Аналогичная функция отводится и нашему юному слесарю — с одной существенной поправкой. Судя по всему, ему предлагается не столько изготовить для героини желанный — в порядке классической фрейдовской penis envy — орган, сколько предоставить ей в постоянное пользование ( Чтобы он <…> Никогда бы не терялся ) свой собственный. Переход от буквального, металлического, ключа к переносному, теплому на ощупь фаллическому построен очень искусно, а венчает эту метаморфозу катартический эффект оживания неодушевленного дотоле артефакта, напоминающий о таких сюжетах, как сотворение Галатеи или Буратино. Но если Пигмалион не становится Галатеей, а папа Карло — Буратино, то юный слесарь вроде бы призван послужить героине сам.

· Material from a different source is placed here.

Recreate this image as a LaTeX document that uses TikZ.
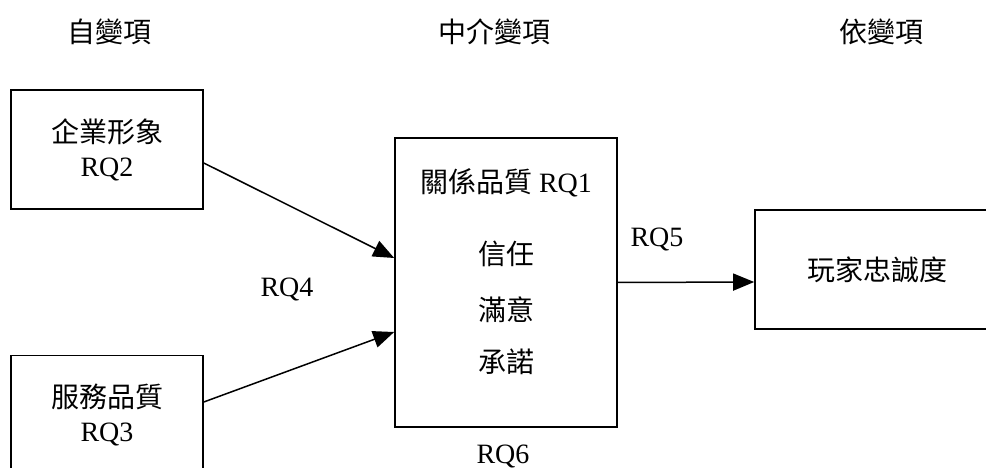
\documentclass[tikz,border=0pt]{standalone}
\usepackage{fontspec}
\setmainfont{Liberation Serif}
\newfontfamily\cjkfont{Noto Sans CJK TC}
\newcommand{\zh}[1]{{\cjkfont #1}}
\usetikzlibrary{arrows.meta}
\begin{document}
\begin{tikzpicture}[x=1pt,y=-1pt,
  box/.style={draw,line width=1.6pt,minimum width=192pt,minimum height=119pt,inner sep=0pt,align=center,font=\fontsize{28}{34}\selectfont},
  txt/.style={font=\fontsize{28}{34}\selectfont,inner sep=0pt},
  arr/.style={line width=1.5pt,-{Triangle[length=21pt,width=17pt]}}]
\useasboundingbox (0,0) rectangle (986,468);
\clip (0,0) rectangle (986,468);
% headers
\node[txt] (h1) at (109,32) {\zh{自變項}};
\node[txt] (h2) at (494,32) {\zh{中介變項}};
\node[txt] (h3) at (881,32) {\zh{依變項}};
% boxes
\node[box] (b1) at (107,149.5) {\zh{企業形象}\\RQ2};
\node[box] (b2) at (107,415) {\zh{服務品質}\\RQ3};
\node[box,minimum width=222pt,minimum height=289pt] (b3) at (506,282.5) {};
\node[box,minimum width=244pt] (b4) at (877,269.5) {\zh{玩家忠誠度}};
% middle texts
\node[txt] (m1) at (506,183) {\zh{關係品質} RQ1};
\node[txt] (m2) at (506,254) {\zh{信任}};
\node[txt] (m3) at (506,310) {\zh{滿意}};
\node[txt] (m4) at (506,362) {\zh{承諾}};
% arrows
\draw[arr] ([yshift=-13.5pt]b1.east) -- ([yshift=24.5pt]b3.west);
\draw[arr] ([yshift=13pt]b2.east) -- ([yshift=-49.5pt]b3.west);
\draw[arr] (b3.east) -- ([yshift=-12.5pt]b4.west);
% labels
\node[txt] (l4) at (287,289) {RQ4};
\node[txt] (l5) at (657,239) {RQ5};
\node[txt] (l6) at (503,456) {RQ6};
\end{tikzpicture}
\end{document}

Выбор на эту роль именно слесаря мотивирован отчетливо мужскими коннотациями его профессиональной деятельности, ср. лимерик:
There once was a plumber from Leigh,
Who was plumbing his girl by the sea.
She said: «Stop your plumbing ,
There’s somebody coming!»
Said the plumber , still plumbing : «It’s me!» [9]
Возвращаясь к юному слесарю, подчеркнем, что слияние в одной фигуре волшебного помощника и объекта вожделений героини дано полунамеком, в pendant к иносказательности самого образа ключа.
Под флагом поэтической условности проходят и такие аспекты ситуации, как снисхождение аристократки до аппетитного простолюдина. В традиционном фольклорном варианте ситуация, как правило, опосредуется соревнованием за руку принцессы, которое объявляет царь, обусловливающий брак решением трудной задачи.
Знаменитая ироническая вариация на этот мотив — баллада Гейне «Царь Рампсенит», где дочку фараона соблазняет, а затем получает в жены вор, располагающий волшебным ключом к сокровищам пирамид; фигурирует там и мотив руки:
Говорит царевна: «Вора Я поймала, да слукавил: Хвать его, а он в руке мне Руку мертвую оставил <...> У него есть ключ волшебный <...> Отпирает им он двери, И решетки, и ворота. Я не дверь ведь запертая — И хоть клад твой сберегала, Да и свой-то клад девичий Нынче ночью прогадала» <...> Нашу дщерь ему в супруги Отдаем беспрекословно И наследником престола Признаем его любовно (пер. Л. Мея).